Наши предприятия могут быть очень рентабельными, могут быть и совсем не рентабельными. Но последние у нас не закрываются. Если предприятие не может оплатить приобретаемые средства производства, тогда оно их оплачивает за счет бюджета. Хозрасчет у нас для того, чтобы контролировать, для учета, для калькуляции, для баланса. Хозрасчет применяется для контроля хозяйственной деятельности руководителей».

Сталину не нравилось понятие «прибыль». «Хорошо бы иметь какое-нибудь другое понятие. Но какое? Может быть, «чистый доход»? Слово «прибыль» очень «загажено». Однако за категорией прибыли у нас скрывается совершенно другое содержание. У нас нет стихийного перелива капиталов, нет закона конкуренции. У нас нет капиталистического закона максимальной прибыли, равно как и средней прибыли. Но без прибыли развивать наше хозяйство нельзя. Для наших предприятий достаточна и минимальная прибыль, а иногда они могут работать без прибыли за счет других предприятий. Мы сами распределяем средства. При капитализме могут существовать только прибыльные предприятия».

С этими положениями Сталина можно не соглашаться, с ними можно спорить, но трактовать их как догматические, прямолинейные, упрощенные и тому подобные добросовестному ученому нельзя.

В1924 году, непосредственно после смерти Ленина, Сталин написал «Основы ленинизма». В 1938 году вышла в свет «История ВКП(б). Краткий курс», в подготовке которой Сталин активно участвовал.

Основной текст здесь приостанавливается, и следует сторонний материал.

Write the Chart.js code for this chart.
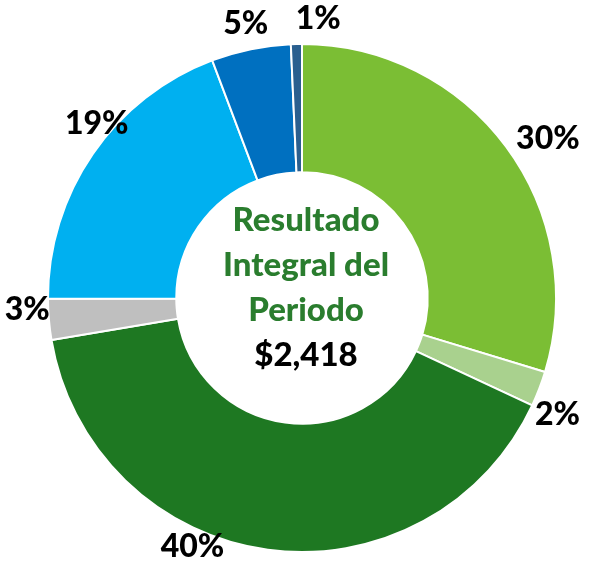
<!DOCTYPE html>
<html>
<head>
<meta charset="utf-8">
<script src="https://cdn.jsdelivr.net/npm/chart.js@4.4.1/dist/chart.umd.min.js"></script>
<style>
    html, body { margin: 0; padding: 0; background: #fff; }
    #wrap { width: 590px; height: 568px; position: relative; }
</style>
</head>
<body>
<div id="wrap"><canvas id="resultChart"></canvas></div>
<script>
// datos del grafico
const categories = ['Segmento 1', 'Segmento 2', 'Segmento 3', 'Segmento 4', 'Segmento 5', 'Segmento 6', 'Segmento 7'];
const values = [29.7, 2.25, 40.4, 2.6, 19.3, 5.05, 0.7];
const centerTitle = ['Resultado', 'Integral del', 'Periodo'];
const centerTotal = '$2,418';

const sliceColors = ['#7BBE34', '#A9D18E', '#1E7822', '#BFBFBF', '#00B0F0', '#0070C0', '#2A5F8F'];

// etiquetas de porcentaje fuera del anillo
const sliceLabels = {
    id: 'sliceLabels',
    afterDatasetsDraw(chart, args, opts) {
        const ctx = chart.ctx;
        const meta = chart.getDatasetMeta(0);
        const data = chart.data.datasets[0].data;
        const total = data.reduce((a, b) => a + b, 0);

        ctx.save();
        ctx.font = opts.font;
        ctx.fillStyle = opts.color;
        ctx.textAlign = 'center';
        ctx.textBaseline = 'middle';

        meta.data.forEach((arc, i) => {
            const p = arc.getProps(['x', 'y', 'startAngle', 'endAngle', 'outerRadius'], true);
            const ang = (p.startAngle + p.endAngle) / 2 + opts.shift[i] * Math.PI / 180;
            const r = p.outerRadius + opts.gap[i];
            const text = Math.round(data[i] / total * 100) + '%';
            ctx.fillText(text, p.x + r * Math.cos(ang), p.y + r * Math.sin(ang));
        });
        ctx.restore();
    }
};

// texto en el centro
const centerText = {
    id: 'centerText',
    afterDatasetsDraw(chart, args, opts) {
        const ctx = chart.ctx;
        const arc = chart.getDatasetMeta(0).data[0];
        const cx = arc.x + opts.dx;
        const cy = arc.y;

        ctx.save();
        ctx.textAlign = 'center';
        ctx.textBaseline = 'alphabetic';
        ctx.font = opts.font;

        const lines = centerTitle.concat([centerTotal]);
        const start = -(lines.length - 1) / 2 * opts.lineHeight;

        lines.forEach((line, i) => {
            ctx.fillStyle = i < centerTitle.length ? opts.titleColor : opts.totalColor;
            ctx.fillText(line, cx, cy + start + i * opts.lineHeight + opts.baseline);
        });
        ctx.restore();
    }
};

new Chart(document.getElementById('resultChart'), {
    type: 'doughnut',
    data: {
        labels: categories,
        datasets: [{
            data: values,
            backgroundColor: sliceColors,
            borderColor: '#ffffff',
            borderWidth: 2
        }]
    },
    options: {
        responsive: true,
        maintainAspectRatio: false,
        animation: false,
        cutout: '49.5%',
        layout: {
            padding: { left: 47, right: 33, top: 43, bottom: 15 }
        },
        plugins: {
            legend: { display: false },
            tooltip: { enabled: false },
            sliceLabels: {
                font: '900 32px Lato',
                color: '#000000',
                shift: [3.6, 3.6, 16, 2.5, 5.7, 0, 4.6],
                gap: [39, 27, 18, 21, 15, 26, 26]
            },
            centerText: {
                font: '900 33px Lato',
                titleColor: '#2A7D2E',
                totalColor: '#000000',
                lineHeight: 45,
                baseline: 0,
                dx: 4
            }
        }
    },
    plugins: [sliceLabels, centerText]
});
</script>
</body>
</html>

Эти книги, написанные простым, ясным, лаконичным языком, сыграли огромную роль в формировании мировоззрения коммунистов, и не только советских, но и зарубежных. «Демократы» сейчас твердят, конечно, лживо, о мнимом догматизме «диалектического материализма», который «проповедовал» Сталин в этих работах. Но что догматического в призыве Сталина к партии крепить связь с массами? «Сила партии подобна силе героя греческой мифологии Антея — в связи со своей матерью, с массами», — писал Сталин. Или что догматического в требовании Сталина «разбить и отбросить прочь гнилую теорию о том, что с каждым нашим продвижением вперед классовая борьба у нас должна будто бы все более и более затухать, что по мере наших успехов классовый враг становится будто бы все более и более ручным. Это не только гнилая, но и опасная теория, ибо она усыпляет наших людей, а классовому врагу дает возможность оправиться для борьбы с советской властью.

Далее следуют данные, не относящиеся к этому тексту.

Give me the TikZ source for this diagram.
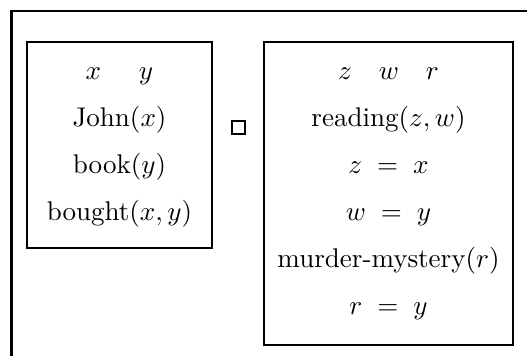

Наоборот, чем больше будем продвигаться вперед, чем больше будем иметь успехов, тем больше будут озлобляться остатки разбитых эксплуататорских классов, тем скорее будут они идти на более острые формы борьбы, тем больше они будут пакостить Советскому государству, тем больше они будут хвататься за самые отчаянные средства борьбы как последнее средство обреченных».